A day in the Timonium sale pavilion carried extra weight for Stevica Djuric. The Serbian-born horseman brought a Jack Christopher filly into the ring at the Fasig-Tipton Midlantic 2-Year-Olds in Training Sale, making his debut as a juvenile consignor under the Djuric Sporthorses banner.
That trip to Maryland marked more than a business move. Djuric has already lived several lives in racing: he rode ponies as a child, became a race rider in Serbia as a teenager and spent more than a decade winning smaller turf stakes on that circuit before crossing the Atlantic. His first U.S. visit came in 2006, and two years later he moved permanently, carrying with him a horseman’s background shaped by a racing culture that keeps hands close to the stock and expects people to do the work themselves.
The path to Timonium was set long before he entered an American sales ring. Djuric said his fascination with the sport was sealed at the 1995 Serbian St. Leger at Belgrade Hippodrome, a race-day experience that pushed him toward racehorses and, eventually, a life built around them. That early exposure matters because it explains the persistence behind his move from rider to trainer to consignor. In a business that often rewards connections as much as horsemanship, he has had to build both.

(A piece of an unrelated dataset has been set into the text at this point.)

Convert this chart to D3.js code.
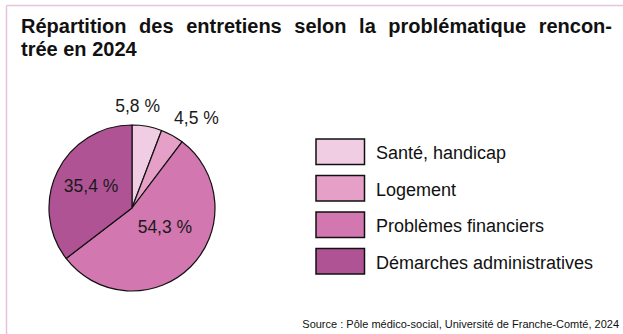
<!DOCTYPE html>
<html>
<head>
<meta charset="utf-8">
<script src="https://cdn.jsdelivr.net/npm/d3@7"></script>
<style>
  html, body { margin: 0; padding: 0; background: #fff; }
  svg { display: block; font-family: "Liberation Sans", Arial, sans-serif; }
</style>
</head>
<body>
<svg id="chart" width="623" height="334"></svg>
<script>
// Categories, shares (%) and slice colours
const categories = ["Santé, handicap", "Logement", "Problèmes financiers", "Démarches administratives"];
const values = [5.8, 4.5, 54.3, 35.4];
const valueLabels = ["5,8 %", "4,5 %", "54,3 %", "35,4 %"];
const colors = ["#f0cde3", "#e6a0c8", "#d277b0", "#b05395"];
const titleLines = ["Répartition des entretiens selon la problématique rencon-", "trée en 2024"];
const sourceText = "Source : Pôle médico-social, Université de Franche-Comté, 2024";

const svg = d3.select("#chart");

// Frame lines (top and left)
svg.append("line").attr("x1", 6.5).attr("x2", 623).attr("y1", 5.5).attr("y2", 5.5)
  .attr("stroke", "#e6c3df").attr("stroke-width", 1.5);
svg.append("line").attr("x1", 6.5).attr("x2", 6.5).attr("y1", 5.5).attr("y2", 334)
  .attr("stroke", "#e6c3df").attr("stroke-width", 1.5);

// Title, first line justified through word spacing
const titleLeft = 21, titleRight = 612;
const t1 = svg.append("text").attr("x", titleLeft).attr("y", 33)
  .attr("font-size", 20).attr("font-weight", "bold").attr("fill", "#111")
  .text(titleLines[0]);
const natural = t1.node().getBBox().width;
const spaces = titleLines[0].split(" ").length - 1;
t1.attr("word-spacing", Math.max(0, (titleRight - titleLeft - natural) / spaces));
svg.append("text").attr("x", titleLeft).attr("y", 56)
  .attr("font-size", 20).attr("font-weight", "bold").attr("fill", "#111")
  .text(titleLines[1]);

// Pie
const cx = 132, cy = 208, r = 83;
const pie = d3.pie().sort(null).value(d => d)(values);
const arc = d3.arc().innerRadius(0).outerRadius(r);
const g = svg.append("g").attr("transform", `translate(${cx},${cy})`);
g.selectAll("path").data(pie).join("path")
  .attr("d", arc)
  .attr("fill", (d, i) => colors[i])
  .attr("stroke", "#111").attr("stroke-width", 1.2).attr("stroke-linejoin", "round");

// Value labels: small slices outside, large ones inside
const outer = d3.arc().innerRadius(r + 14).outerRadius(r + 14);
const inner = d3.arc().innerRadius(r * 0.55).outerRadius(r * 0.55);
const labelOffsets = [[-12, -6.5], [17.5, -5], [0.5, -13], [0, -2]];
g.selectAll("text.val").data(pie).join("text")
  .attr("class", "val")
  .attr("transform", (d, i) => {
    const p = (d.value < 10 ? outer : inner).centroid(d);
    return `translate(${p[0] + labelOffsets[i][0]},${p[1] + labelOffsets[i][1]})`;
  })
  .attr("text-anchor", "middle").attr("dy", "0.35em")
  .attr("font-size", 17.5).attr("fill", "#1a1a1a")
  .text((d, i) => valueLabels[i]);

// Legend
const ly = d3.scaleBand().domain(categories).range([139, 285]).paddingInner(0);
const leg = svg.append("g");
categories.forEach((c, i) => {
  const y = ly(c);
  leg.append("rect").attr("x", 316).attr("y", y).attr("width", 48.5).attr("height", 25.5)
    .attr("fill", colors[i]).attr("stroke", "#111").attr("stroke-width", 1.5);
  leg.append("text").attr("x", 376).attr("y", y + 20)
    .attr("font-size", 18).attr("fill", "#111").text(c);
});

// Source
svg.append("text").attr("x", 619).attr("y", 328).attr("text-anchor", "end")
  .attr("font-size", 11).attr("fill", "#111").text(sourceText);
</script>
</body>
</html>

His appearance at Fasig-Tipton also gave the Midlantic sale a wider international frame. Djuric’s background is a reminder that bloodstock is not just a closed American lane with a few familiar names at the top. It still has room for someone who learned the game in Serbia, worked through the smaller circuits there, and then spent years rebuilding a career in the United States one horse at a time.
For Djuric, the first consigning appearance was a milestone with practical weight. It put his own program in front of buyers at one of the key stops on the 2-year-old sales calendar, and it showed how an outsider’s route into the sport can still lead to the same place every other horseman is trying to reach: the ring, the bid, and the chance to turn a horse into a marketable prospect.